また、バランスの良い食事も免疫機能の維持には欠かせません。免疫細胞を活性化するタンパク質を多めに摂取することを心がけましょう。抗酸化作用のあるビタミン類も積極的に摂取するのがおすすめです。
さらに、腸内環境を整えることが免疫の維持に効果的だといわれています。ヨーグルトやチーズなどの発酵食品や海藻などの食物繊維も摂取すると良いでしょう。なお、規則正しい生活を心がけ、十分な睡眠時間を確保することも重要です。ストレスを上手く発散し、免疫力を高める習慣を身につけてみてはいかがでしょうか。

まつ毛の内側にアイメイクをしない

まつ毛の内側には、皮脂腺と汗腺があります。この部分に雑菌が繁殖したり刺激が加わったりすることで炎症を起こしやすくなるため、まつ毛の内側にアイメイクをしないように心がけることが大切です。
アイメイクをする際やクレンジングの際には、以下のような点に気を付けると良いでしょう。

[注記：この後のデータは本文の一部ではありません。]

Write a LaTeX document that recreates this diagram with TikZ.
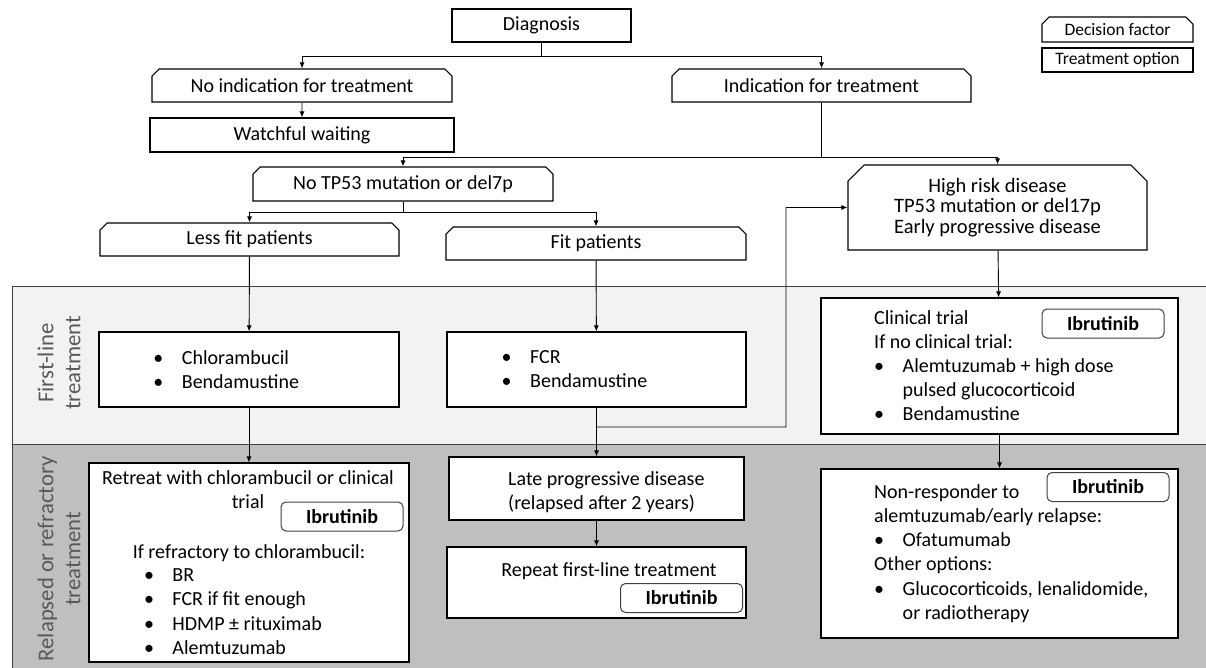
\documentclass[tikz,border=0pt]{standalone}
\usepackage{fontspec}
\setmainfont{Carlito}
\usetikzlibrary{arrows.meta,shapes.misc}

\definecolor{bandlight}{HTML}{F2F2F2}
\definecolor{banddark}{HTML}{BFBFBF}
\definecolor{bandline}{HTML}{404040}
\definecolor{labelgray}{HTML}{595959}

\newcommand{\fsz}{\fontsize{20}{24.2}\selectfont}
\newcommand{\bul}{\makebox[28.5pt][l]{\textbullet}}

\tikzset{
  treat/.style={rectangle,draw=black,fill=white,line width=1.1pt,inner sep=0pt},
  decide/.style={chamfered rectangle,chamfered rectangle corners={north west,north east},
    chamfered rectangle xsep=4pt,draw=black,fill=white,line width=1.1pt,inner sep=0pt},
  drug/.style={rectangle,rounded corners=5pt,draw=bandline,fill=white,line width=1pt,
    inner sep=0pt,minimum width=122pt,minimum height=29pt,font=\fsz\bfseries},
  txt/.style={inner sep=0pt},
  band/.style={rotate=90,align=center,inner sep=0pt,text=labelgray,
    font=\fontsize{22.7}{27}\selectfont},
  link/.style={draw=black,line width=0.9pt},
  arrow/.style={link,-{Latex[length=6pt,width=5pt]}}
}

\begin{document}
\begin{tikzpicture}[x=1pt,y=-1pt,font=\fsz]
\useasboundingbox (0,0) rectangle (1206,668);

% bands
\fill[bandlight] (12,286) rectangle (1206,444);
\fill[banddark] (12,444) rectangle (1206,668);
\draw[bandline,line width=1pt] (1206,286) -- (12,286) -- (12,668);
\draw[bandline,line width=1pt] (12,444) -- (1206,444);
\node[band] (lab1) at (59,363) {First-line\\treatment};
\node[band] (lab2) at (59,559) {Relapsed or refractory\\treatment};

% decision factors
\begin{scope}[every node/.append style={decide}]
  \node[minimum width=300pt,minimum height=33pt] (noind) at (302,85.5) {No indication for treatment};
  \node[minimum width=299pt,minimum height=33pt] (ind) at (821.5,85.5) {Indication for treatment};
  \node[minimum width=300pt,minimum height=34pt] (notp) at (403,184) {No TP53 mutation or del7p};
  \node[minimum width=299pt,minimum height=33pt] (lessfit) at (249.5,239.5) {Less fit patients};
  \node[minimum width=300pt,minimum height=33pt] (fit) at (596,243.5) {Fit patients};
  \node[minimum width=299pt,minimum height=85pt,chamfered rectangle xsep=13pt,align=center,
    font=\fontsize{20.5}{20.5}\selectfont] (high) at (997.5,207.5)
    {High risk disease\\TP53 mutation or del17p\\Early progressive disease};
  \node[minimum width=295pt,minimum height=63pt,chamfered rectangle xsep=7pt] (late) at (596.5,488.5) {};
  \node[minimum width=151pt,minimum height=25pt,font=\fontsize{17.5}{20}\selectfont] (legdec) at (1117.5,29.5) {Decision factor};
\end{scope}

% treatment options
\begin{scope}[every node/.append style={treat}]
  \node[minimum width=179pt,minimum height=33pt] (diag) at (541.5,25.5) {Diagnosis};
  \node[minimum width=304pt,minimum height=34pt] (watch) at (302,135) {Watchful waiting};
  \node[minimum width=300pt,minimum height=75pt] (chlor) at (249,369.5) {};
  \node[minimum width=299pt,minimum height=75pt] (fcr) at (596.5,369.5) {};
  \node[minimum width=357pt,minimum height=136pt] (clin) at (999.5,366) {};
  \node[minimum width=320pt,minimum height=199pt] (retreat) at (249,562.5) {};
  \node[minimum width=299pt,minimum height=71pt] (repeat) at (596.5,582.5) {};
  \node[minimum width=357pt,minimum height=169pt] (nonresp) at (999.5,553.5) {};
  \node[minimum width=151pt,minimum height=24pt,font=\fontsize{17.5}{20}\selectfont] (legopt) at (1117.5,60) {Treatment option};
\end{scope}

% box texts
\node[txt,anchor=base west] (chlortxt) at (153.2,364)
  {\begin{tabular}[t]{@{}l@{}}\bul Chlorambucil\\\bul Bendamustine\end{tabular}};
\node[txt,anchor=base west] (fcrtxt) at (501.5,363.5)
  {\begin{tabular}[t]{@{}l@{}}\bul FCR\\\bul Bendamustine\end{tabular}};
\node[txt,anchor=base west] (clintxt) at (874,324)
  {\begin{tabular}[t]{@{}l@{}}Clinical trial\\If no clinical trial:\\\bul Alemtuzumab + high dose\\
   \hspace*{28.5pt}pulsed glucocorticoid\\\bul Bendamustine\end{tabular}};
\node[txt,anchor=base west] (nonresptxt) at (874,498.3)
  {\begin{tabular}[t]{@{}l@{}}Non-responder to\\alemtuzumab/early relapse:\\\bul Ofatumumab\\Other options:\\
   \bul Glucocorticoids, lenalidomide,\\\hspace*{28.5pt}or radiotherapy\end{tabular}};
\node[txt,anchor=base] (retreattxt) at (248,484)
  {\begin{tabular}[t]{@{}c@{}}Retreat with chlorambucil or clinical\\trial\end{tabular}};
\node[txt,anchor=base] (reftxt) at (249,558.3) {If refractory to chlorambucil:};
\node[txt,anchor=base west] (reflist) at (143.8,581.7)
  {\begin{tabular}[t]{@{}l@{}}\bul BR\\\bul FCR if fit enough\\\bul HDMP ± rituximab\\\bul Alemtuzumab\end{tabular}};
\node[txt,anchor=base west] (latetxt) at (508,485)
  {\begin{tabular}[t]{@{}l@{}}Late progressive disease\\(relapsed after 2 years)\end{tabular}};
\node[txt,anchor=base] (repeattxt) at (609,576.7) {Repeat first-line treatment};

% ibrutinib
\node[drug] (ib1) at (342,516.5) {Ibrutinib};
\node[drug] (ib2) at (681.5,598) {Ibrutinib};
\node[drug] (ib3) at (1103,323.5) {Ibrutinib};
\node[drug] (ib4) at (1108,487) {Ibrutinib};

% connectors
\coordinate (s1) at (541.5,56);
\coordinate (s2) at (821.5,157);
\coordinate (s3) at (403,212);
\coordinate (s4) at (596.5,427);
\coordinate (s5) at (786,207.5);

\draw[link] (diag) -- (s1);
\draw[arrow] (s1) -| (noind);
\draw[arrow] (s1) -| (ind);
\draw[link] (ind) -- (s2);
\draw[arrow] (s2) -| (notp);
\draw[arrow] (s2) -| (high);
\draw[link] (notp) -- (s3);
\draw[arrow] (s3) -| (lessfit);
\draw[arrow] (s3) -| (fit);
\draw[arrow] (s4) -| (s5) -- (high);

\begin{scope}[every edge/.style={arrow}]
  \path (noind) edge (watch);
  \path (lessfit) edge (chlor);
  \path (chlor) edge (retreat);
  \path (fit) edge (fcr);
  \path (fcr) edge (late);
  \path (late) edge (repeat);
  \path (high) edge (clin);
  \path (clin) edge (nonresp);
\end{scope}

\end{tikzpicture}
\end{document}
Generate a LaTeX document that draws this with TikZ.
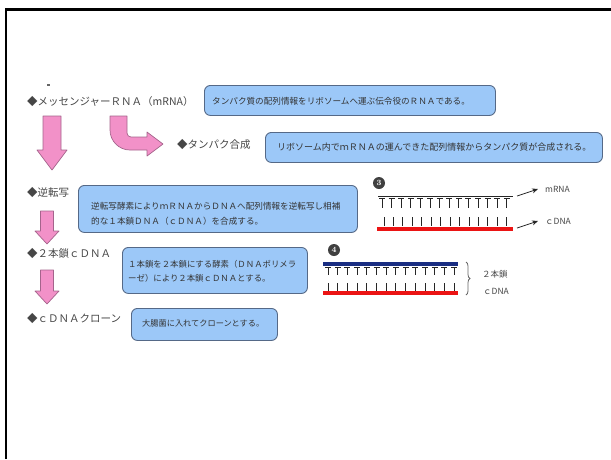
\documentclass[tikz,border=0pt]{standalone}
\usepackage{fontspec}
\newfontfamily\jp{Noto Sans CJK JP}
\usetikzlibrary{decorations.pathreplacing,arrows.meta}
\definecolor{boxfill}{RGB}{156,200,248}
\definecolor{boxdraw}{RGB}{85,105,135}
\definecolor{pinkfill}{RGB}{242,145,200}
\definecolor{pinkdraw}{RGB}{165,100,140}
\definecolor{labelgray}{RGB}{70,70,70}
\definecolor{dnablue}{RGB}{25,45,130}
\definecolor{dnared}{RGB}{235,20,20}
\begin{document}
\begin{tikzpicture}[x=1pt,y=-1pt,
  lbl/.style={font=\jp\fontsize{10.5}{12}\selectfont, text=labelgray, anchor=west, inner sep=0pt},
  boxtxt/.style={font=\jp\fontsize{8.6}{15}\selectfont, text=black!80, anchor=west, inner sep=0pt, align=left},
  infobox/.style={draw=boxdraw, fill=boxfill, rounded corners=6pt, line width=0.9pt, anchor=north west, inner sep=0pt},
  pinkarrow/.style={fill=pinkfill, draw=pinkdraw, line width=0.7pt, line join=round},
  numdisc/.style={circle, fill=black!75, text=white, inner sep=0pt, minimum size=12pt, font=\bfseries\fontsize{8}{8}\selectfont},
  tooth/.style={line width=1pt, black!85},
  smalllbl/.style={font=\jp\fontsize{8.5}{10}\selectfont, text=labelgray, anchor=west, inner sep=0pt}]
\useasboundingbox (0,0) rectangle (611,459);
% frame
\draw[line width=2.5pt] (6,459) -- (6,9.3) -- (611,9.3);
\fill[black!60] (47,84) rectangle (50,86);

% left labels
\node[lbl] (l1) at (27,102) {◆メッセンジャーＲＮＡ（mRNA）};
\node[lbl] (l2) at (177,145) {◆タンパク合成};
\node[lbl] (l3) at (27,193) {◆逆転写};
\node[lbl] (l4) at (27,254) {◆２本鎖ｃＤＮＡ};
\node[lbl] (l5) at (27,319) {◆ｃＤＮＡクローン};

% boxes
\node[infobox, minimum width=291pt, minimum height=30pt] (b1) at (204,85) {};
\node[boxtxt] (t1) at (212,101) {タンパク質の配列情報をリボソームへ運ぶ伝令役のＲＮＡである。};
\node[infobox, minimum width=337pt, minimum height=30pt] (b2) at (265,132) {};
\node[boxtxt, font=\jp\fontsize{9}{15}\selectfont] (t2) at (277,147) {リボソーム内でｍＲＮＡの運んできた配列情報からタンパク質が合成される。};
\node[infobox, minimum width=279pt, minimum height=47pt] (b3) at (78,185) {};
\node[boxtxt] (t3) at (91,214) {逆転写酵素によりｍＲＮＡからＤＮＡへ配列情報を逆転写し相補\\的な１本鎖ＤＮＡ（ｃＤＮＡ）を合成する。};
\node[infobox, minimum width=185pt, minimum height=46pt] (b4) at (122,247) {};
\node[boxtxt, font=\jp\fontsize{8.4}{13.5}\selectfont] (t4) at (128,271.5) {１本鎖を２本鎖にする酵素（ＤＮＡポリメラ\\ーゼ）により２本鎖ｃＤＮＡとする。};
\node[infobox, minimum width=146pt, minimum height=32pt] (b5) at (131,308) {};
\node[boxtxt, font=\jp\fontsize{8.2}{10}\selectfont] (t5) at (142,323) {大腸菌に入れてクローンとする。};

% pink arrows
\draw[pinkarrow] (43,116) -- (43,150) -- (37,150) -- (52,170) -- (67,150) -- (61,150) -- (61,116) -- cycle;
\draw[pinkarrow] (40.5,211) -- (40.5,231) -- (35,231) -- (47,244) -- (59,231) -- (53.5,231) -- (53.5,211) -- cycle;
\draw[pinkarrow] (40.5,270) -- (40.5,291) -- (35,291) -- (47,304) -- (59,291) -- (53.5,291) -- (53.5,270) -- cycle;
\draw[pinkarrow] (110,116) -- (110,130) .. controls (110,141) and (119,150) .. (130,150) -- (147,150) -- (147,156) -- (163,144) -- (147,132) -- (147,137) -- (131,137) .. controls (128.8,137) and (127,135.2) .. (127,133) -- (127,116) -- cycle;

% diagram 3
\node[numdisc] (n3) at (379,183) {3};
\draw[line width=1.3pt, black!85] (378,196.5) -- (513,196.5);
\foreach \i in {0,...,13} {
  \draw[tooth] ({382+9.6*\i-3},198.5) -- ({382+9.6*\i+3},198.5);
  \draw[tooth] ({382+9.6*\i},198.5) -- ({382+9.6*\i},207.5);
  \draw[tooth] ({384+9.45*\i},217) -- ({384+9.45*\i},226);
}
\draw[dnared, line width=4pt] (377,228.5) -- (513,228.5);
\coordinate (a1) at (517,196);
\coordinate (a2) at (517,228);
\node[smalllbl] (mrna) at (545,189) {mRNA};
\node[smalllbl] (cdna) at (545,221) {ｃDNA};
\draw[-{Stealth[length=6pt,width=5pt]}, line width=0.8pt, black!85] (a1) -- ([xshift=-7pt]mrna.west);
\draw[-{Stealth[length=6pt,width=5pt]}, line width=0.8pt, black!85] (a2) -- ([xshift=-7pt]cdna.west);

% diagram 4
\node[numdisc] (n4) at (334,250) {4};
\draw[dnablue, line width=4pt] (323,264) -- (458,264);
\foreach \i in {0,...,13} {
  \draw[tooth] ({328+9.7*\i-3},267.5) -- ({328+9.7*\i+3},267.5);
  \draw[tooth] ({328+9.7*\i},267.5) -- ({328+9.7*\i},275);
  \draw[tooth] ({328+9.7*\i},283) -- ({328+9.7*\i},290.5);
}
\draw[dnared, line width=4pt] (323,293) -- (458,293);
\coordinate (br1) at (466,262);
\coordinate (br2) at (466,295);
\draw[decorate, decoration={brace, amplitude=4pt}, black!60, line width=0.8pt] (br1) -- (br2);
\node[smalllbl] (ds1) at (482,274) {２本鎖};
\node[smalllbl] (ds2) at (483,291) {ｃDNA};
\end{tikzpicture}
\end{document}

  • まつ毛の内側にアイラインやアイシャドウを塗らない
  • まつ毛の根元にマスカラを塗らない
  • クレンジングの際に強く擦らない
  • クレンジングの際にしっかりと汚れを取り除く

目はとてもデリケートな器官です。これらの点に気を付けることで、麦粒腫だけでなく、霰粒腫やドライアイの予防にもなります。適切な方法を身に付けて、目の健康を維持していきましょう。

すぐに病院に行った方が良い「めばちこ」症状は?

めばちこのみでは緊急性は低いですが、まぶたの上にできものができたり、何度も繰り返し発症したりする場合には、早めに病院受診を検討しましょう。

行くならどの診療科が良い?

主な受診科目は、眼科です。

問診、診察、培養検査、病理検査などが実施される可能性があります。

病院を受診する際の注意点は?

持病があって内服している薬がある際には、医師へ申告しましょう。

いつから症状があるのか、他に症状はあるのかなどを医師へ伝えましょう。

治療する場合の費用や注意事項は?

保険医療機関の診療であれば、保険診療の範囲内での負担となります。

まとめ

女性ビジネスマン
「めばちこ」とも呼ばれる麦粒腫は、黄色ブドウ球菌の感染により発症する目の病気です。

通常は害を及ぼさないような常在菌ですが、免疫機能が低下している場合には、炎症が強く現れることもあります。

時に、まぶた全体が大きく腫れ上がったりまぶたに膿が溜まったりすることも考えられます。

仕事やプライベートで大切な予定がある日にまぶたが赤く腫れ上がってしまった場合、気分が落ち込んでしまう方も多いでしょう。

麦粒腫の場合、眼科を受診すれば抗生物質の点眼薬が処方されることが一般的です。

抗生物質の点眼薬を使用すれば治りが早くなりますので、疑わしい症状がある場合には早めに眼科を受診することをおすすめします。

なお、麦粒腫を予防するために日頃からこまめな手洗い規則的な生活を心がけることも大切です。